→ **Short problem**
Restate the whole of the material. Keep every word, and drop the pictures.

--- BEGIN ---

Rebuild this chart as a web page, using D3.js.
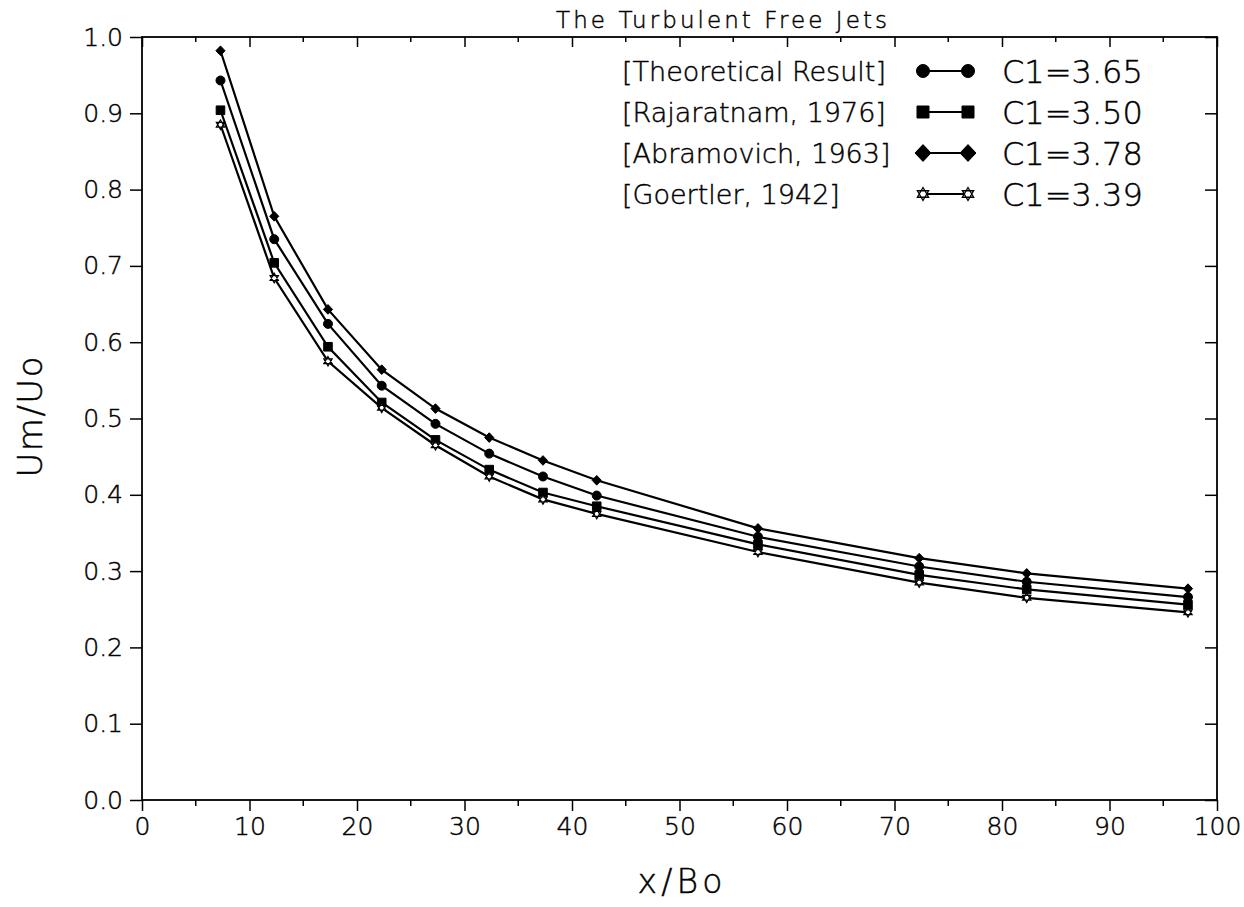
<!DOCTYPE html>
<html>
<head>
<meta charset="utf-8">
<script src="https://cdn.jsdelivr.net/npm/d3@7"></script>
<style>
  html, body { margin: 0; padding: 0; background: #fff; }
  svg { display: block; }
  text { font-family: "DejaVu Sans", "Liberation Sans", sans-serif; font-weight: 200; fill: #000; stroke: #000; stroke-width: 0.45px; }
  .tick text { font-size: 25px; }
</style>
</head>
<body>
<svg id="chart" width="1244" height="907"></svg>
<script>
// Centre-line velocity decay of plane turbulent free jets
const xPositions = [7.3, 12.3, 17.3, 22.3, 27.3, 32.3, 37.3, 42.3, 57.3, 72.3, 82.3, 97.3];
const theoretical = [0.943, 0.735, 0.624, 0.543, 0.493, 0.454, 0.424, 0.399, 0.345, 0.306, 0.286, 0.266];
const rajaratnam  = [0.904, 0.704, 0.594, 0.521, 0.472, 0.433, 0.403, 0.385, 0.335, 0.295, 0.276, 0.256];
const abramovich  = [0.982, 0.765, 0.643, 0.564, 0.513, 0.475, 0.445, 0.419, 0.356, 0.317, 0.297, 0.277];
const goertler    = [0.885, 0.684, 0.575, 0.514, 0.465, 0.424, 0.394, 0.375, 0.325, 0.285, 0.265, 0.246];

const seriesNames = ["[Theoretical Result]", "[Rajaratnam, 1976]", "[Abramovich, 1963]", "[Goertler, 1942]"];
const seriesC1 = ["C1=3.65", "C1=3.50", "C1=3.78", "C1=3.39"];
const seriesMarkers = ["circle", "square", "diamond", "star"];
const seriesValues = [theoretical, rajaratnam, abramovich, goertler];

const xTicks = [0, 10, 20, 30, 40, 50, 60, 70, 80, 90, 100];
const xMinorTicks = [5, 15, 25, 35, 45, 55, 65, 75, 85, 95];
const yTicks = [0.0, 0.1, 0.2, 0.3, 0.4, 0.5, 0.6, 0.7, 0.8, 0.9, 1.0];

const svg = d3.select("#chart");
const plotLeft = 142, plotRight = 1217, plotTop = 37, plotBottom = 800;

const x = d3.scaleLinear().domain([0, 100]).range([plotLeft, plotRight]);
const y = d3.scaleLinear().domain([0, 1]).range([plotBottom, plotTop]);

// marker path builders, centred on the origin
function markerPath(type, s) {
  const p = d3.path();
  if (type === "circle") {
    p.arc(0, 0, s, 0, 2 * Math.PI);
  } else if (type === "square") {
    p.rect(-s, -s, 2 * s, 2 * s);
  } else if (type === "diamond") {
    p.moveTo(0, -s * 1.05); p.lineTo(s, 0); p.lineTo(0, s * 1.05); p.lineTo(-s, 0); p.closePath();
  } else if (type === "star") {
    for (const rot of [-Math.PI / 2, Math.PI / 2]) {
      for (let k = 0; k < 3; k++) {
        const a = rot + k * 2 * Math.PI / 3;
        const px = s * Math.cos(a), py = s * Math.sin(a);
        if (k === 0) p.moveTo(px, py); else p.lineTo(px, py);
      }
      p.closePath();
    }
  }
  return p.toString();
}
function markerFill(type) { return type === "star" ? "#fff" : "#000"; }

// axes
const axisG = svg.append("g");
const bottomAxis = d3.axisBottom(x).tickValues(xTicks).tickFormat(d3.format("d")).tickSize(11).tickPadding(6);
const gB = axisG.append("g").attr("transform", `translate(0,${plotBottom})`).call(bottomAxis);
gB.append("g").selectAll("line").data(xMinorTicks).join("line")
  .attr("x1", d => x(d)).attr("x2", d => x(d)).attr("y1", 0).attr("y2", 6);

const leftAxis = d3.axisLeft(y).tickValues(yTicks).tickFormat(d3.format(".1f")).tickSize(12).tickPadding(7);
axisG.append("g").attr("transform", `translate(${plotLeft},0)`).call(leftAxis);

const topAxis = d3.axisBottom(x).tickValues(xTicks).tickFormat("").tickSize(10);
const gT = axisG.append("g").attr("transform", `translate(0,${plotTop})`).call(topAxis);
gT.append("g").selectAll("line").data(xMinorTicks).join("line")
  .attr("x1", d => x(d)).attr("x2", d => x(d)).attr("y1", 0).attr("y2", 5);

const rightAxis = d3.axisLeft(y).tickValues(yTicks).tickFormat("").tickSize(12);
axisG.append("g").attr("transform", `translate(${plotRight},0)`).call(rightAxis);

axisG.selectAll(".domain").remove();
axisG.selectAll("g").attr("font-family", null).attr("font-size", null);
axisG.selectAll("line").attr("stroke", "#000").attr("stroke-width", 1.5);
axisG.selectAll(".tick text").style("fill", "#000");

// frame
axisG.append("rect").attr("x", plotLeft).attr("y", plotTop)
  .attr("width", plotRight - plotLeft).attr("height", plotBottom - plotTop)
  .attr("fill", "none").attr("stroke", "#000").attr("stroke-width", 1.8);

// series
const line = d3.line().x(d => x(d[0])).y(d => y(d[1]));
const plotG = svg.append("g");
seriesValues.forEach((vals) => {
  const pts = xPositions.map((xv, j) => [xv, vals[j]]);
  plotG.append("path").datum(pts).attr("d", line)
    .attr("fill", "none").attr("stroke", "#000").attr("stroke-width", 2.2);
});
const markerSize = { circle: 4.5, square: 4.3, diamond: 4.6, star: 4.8 };
seriesValues.forEach((vals, i) => {
  const type = seriesMarkers[i];
  plotG.append("g").selectAll("path").data(xPositions.map((xv, j) => [xv, vals[j]])).join("path")
    .attr("transform", d => `translate(${x(d[0])},${y(d[1])})`)
    .attr("d", markerPath(type, markerSize[type]))
    .attr("fill", markerFill(type)).attr("stroke", "#000").attr("stroke-width", type === "star" ? 1.2 : 1);
});

// legend
const legendRows = [71, 112, 153, 194];
const legendSize = { circle: 6.5, square: 6, diamond: 8, star: 6.5 };
const lg = svg.append("g");
seriesNames.forEach((name, i) => {
  const cy = legendRows[i];
  const type = seriesMarkers[i];
  lg.append("text").attr("x", 622).attr("y", cy + 10).attr("font-size", 27).text(name);
  lg.append("line").attr("x1", 923).attr("x2", 968).attr("y1", cy).attr("y2", cy)
    .attr("stroke", "#000").attr("stroke-width", 1.8);
  [923, 968].forEach(mx => {
    lg.append("path").attr("transform", `translate(${mx},${cy})`)
      .attr("d", markerPath(type, legendSize[type]))
      .attr("fill", markerFill(type)).attr("stroke", "#000").attr("stroke-width", type === "star" ? 1.3 : 1);
  });
  lg.append("text").attr("x", 1002).attr("y", cy + 12).attr("font-size", 32).text(seriesC1[i]);
});

// titles
svg.append("text").attr("x", 556).attr("y", 28).attr("font-size", 23)
  .attr("textLength", 331).attr("lengthAdjust", "spacing").text("The Turbulent Free Jets");
svg.append("text").attr("x", 680).attr("y", 893).attr("text-anchor", "middle").attr("font-size", 33)
  .attr("textLength", 85).attr("lengthAdjust", "spacing").text("x/Bo");
svg.append("text").attr("transform", "translate(42,417) rotate(-90)").attr("text-anchor", "middle")
  .attr("font-size", 34).attr("textLength", 121).attr("lengthAdjust", "spacing").text("Um/Uo");
</script>
</body>
</html>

--- END ---

→ **Result of the exercise**
Rebuild this chart as a web page, using D3.js.
<!DOCTYPE html>
<html>
<head>
<meta charset="utf-8">
<script src="https://cdn.jsdelivr.net/npm/d3@7"></script>
<style>
  html, body { margin: 0; padding: 0; background: #fff; }
  svg { display: block; }
  text { font-family: "DejaVu Sans", "Liberation Sans", sans-serif; font-weight: 200; fill: #000; stroke: #000; stroke-width: 0.45px; }
  .tick text { font-size: 25px; }
</style>
</head>
<body>
<svg id="chart" width="1244" height="907"></svg>
<script>
// Centre-line velocity decay of plane turbulent free jets
const xPositions = [7.3, 12.3, 17.3, 22.3, 27.3, 32.3, 37.3, 42.3, 57.3, 72.3, 82.3, 97.3];
const theoretical = [0.943, 0.735, 0.624, 0.543, 0.493, 0.454, 0.424, 0.399, 0.345, 0.306, 0.286, 0.266];
const rajaratnam  = [0.904, 0.704, 0.594, 0.521, 0.472, 0.433, 0.403, 0.385, 0.335, 0.295, 0.276, 0.256];
const abramovich  = [0.982, 0.765, 0.643, 0.564, 0.513, 0.475, 0.445, 0.419, 0.356, 0.317, 0.297, 0.277];
const goertler    = [0.885, 0.684, 0.575, 0.514, 0.465, 0.424, 0.394, 0.375, 0.325, 0.285, 0.265, 0.246];

const seriesNames = ["[Theoretical Result]", "[Rajaratnam, 1976]", "[Abramovich, 1963]", "[Goertler, 1942]"];
const seriesC1 = ["C1=3.65", "C1=3.50", "C1=3.78", "C1=3.39"];
const seriesMarkers = ["circle", "square", "diamond", "star"];
const seriesValues = [theoretical, rajaratnam, abramovich, goertler];

const xTicks = [0, 10, 20, 30, 40, 50, 60, 70, 80, 90, 100];
const xMinorTicks = [5, 15, 25, 35, 45, 55, 65, 75, 85, 95];
const yTicks = [0.0, 0.1, 0.2, 0.3, 0.4, 0.5, 0.6, 0.7, 0.8, 0.9, 1.0];

const svg = d3.select("#chart");
const plotLeft = 142, plotRight = 1217, plotTop = 37, plotBottom = 800;

const x = d3.scaleLinear().domain([0, 100]).range([plotLeft, plotRight]);
const y = d3.scaleLinear().domain([0, 1]).range([plotBottom, plotTop]);

// marker path builders, centred on the origin
function markerPath(type, s) {
  const p = d3.path();
  if (type === "circle") {
    p.arc(0, 0, s, 0, 2 * Math.PI);
  } else if (type === "square") {
    p.rect(-s, -s, 2 * s, 2 * s);
  } else if (type === "diamond") {
    p.moveTo(0, -s * 1.05); p.lineTo(s, 0); p.lineTo(0, s * 1.05); p.lineTo(-s, 0); p.closePath();
  } else if (type === "star") {
    for (const rot of [-Math.PI / 2, Math.PI / 2]) {
      for (let k = 0; k < 3; k++) {
        const a = rot + k * 2 * Math.PI / 3;
        const px = s * Math.cos(a), py = s * Math.sin(a);
        if (k === 0) p.moveTo(px, py); else p.lineTo(px, py);
      }
      p.closePath();
    }
  }
  return p.toString();
}
function markerFill(type) { return type === "star" ? "#fff" : "#000"; }

// axes
const axisG = svg.append("g");
const bottomAxis = d3.axisBottom(x).tickValues(xTicks).tickFormat(d3.format("d")).tickSize(11).tickPadding(6);
const gB = axisG.append("g").attr("transform", `translate(0,${plotBottom})`).call(bottomAxis);
gB.append("g").selectAll("line").data(xMinorTicks).join("line")
  .attr("x1", d => x(d)).attr("x2", d => x(d)).attr("y1", 0).attr("y2", 6);

const leftAxis = d3.axisLeft(y).tickValues(yTicks).tickFormat(d3.format(".1f")).tickSize(12).tickPadding(7);
axisG.append("g").attr("transform", `translate(${plotLeft},0)`).call(leftAxis);

const topAxis = d3.axisBottom(x).tickValues(xTicks).tickFormat("").tickSize(10);
const gT = axisG.append("g").attr("transform", `translate(0,${plotTop})`).call(topAxis);
gT.append("g").selectAll("line").data(xMinorTicks).join("line")
  .attr("x1", d => x(d)).attr("x2", d => x(d)).attr("y1", 0).attr("y2", 5);

const rightAxis = d3.axisLeft(y).tickValues(yTicks).tickFormat("").tickSize(12);
axisG.append("g").attr("transform", `translate(${plotRight},0)`).call(rightAxis);

axisG.selectAll(".domain").remove();
axisG.selectAll("g").attr("font-family", null).attr("font-size", null);
axisG.selectAll("line").attr("stroke", "#000").attr("stroke-width", 1.5);
axisG.selectAll(".tick text").style("fill", "#000");

// frame
axisG.append("rect").attr("x", plotLeft).attr("y", plotTop)
  .attr("width", plotRight - plotLeft).attr("height", plotBottom - plotTop)
  .attr("fill", "none").attr("stroke", "#000").attr("stroke-width", 1.8);

// series
const line = d3.line().x(d => x(d[0])).y(d => y(d[1]));
const plotG = svg.append("g");
seriesValues.forEach((vals) => {
  const pts = xPositions.map((xv, j) => [xv, vals[j]]);
  plotG.append("path").datum(pts).attr("d", line)
    .attr("fill", "none").attr("stroke", "#000").attr("stroke-width", 2.2);
});
const markerSize = { circle: 4.5, square: 4.3, diamond: 4.6, star: 4.8 };
seriesValues.forEach((vals, i) => {
  const type = seriesMarkers[i];
  plotG.append("g").selectAll("path").data(xPositions.map((xv, j) => [xv, vals[j]])).join("path")
    .attr("transform", d => `translate(${x(d[0])},${y(d[1])})`)
    .attr("d", markerPath(type, markerSize[type]))
    .attr("fill", markerFill(type)).attr("stroke", "#000").attr("stroke-width", type === "star" ? 1.2 : 1);
});

// legend
const legendRows = [71, 112, 153, 194];
const legendSize = { circle: 6.5, square: 6, diamond: 8, star: 6.5 };
const lg = svg.append("g");
seriesNames.forEach((name, i) => {
  const cy = legendRows[i];
  const type = seriesMarkers[i];
  lg.append("text").attr("x", 622).attr("y", cy + 10).attr("font-size", 27).text(name);
  lg.append("line").attr("x1", 923).attr("x2", 968).attr("y1", cy).attr("y2", cy)
    .attr("stroke", "#000").attr("stroke-width", 1.8);
  [923, 968].forEach(mx => {
    lg.append("path").attr("transform", `translate(${mx},${cy})`)
      .attr("d", markerPath(type, legendSize[type]))
      .attr("fill", markerFill(type)).attr("stroke", "#000").attr("stroke-width", type === "star" ? 1.3 : 1);
  });
  lg.append("text").attr("x", 1002).attr("y", cy + 12).attr("font-size", 32).text(seriesC1[i]);
});

// titles
svg.append("text").attr("x", 556).attr("y", 28).attr("font-size", 23)
  .attr("textLength", 331).attr("lengthAdjust", "spacing").text("The Turbulent Free Jets");
svg.append("text").attr("x", 680).attr("y", 893).attr("text-anchor", "middle").attr("font-size", 33)
  .attr("textLength", 85).attr("lengthAdjust", "spacing").text("x/Bo");
svg.append("text").attr("transform", "translate(42,417) rotate(-90)").attr("text-anchor", "middle")
  .attr("font-size", 34).attr("textLength", 121).attr("lengthAdjust", "spacing").text("Um/Uo");
</script>
</body>
</html>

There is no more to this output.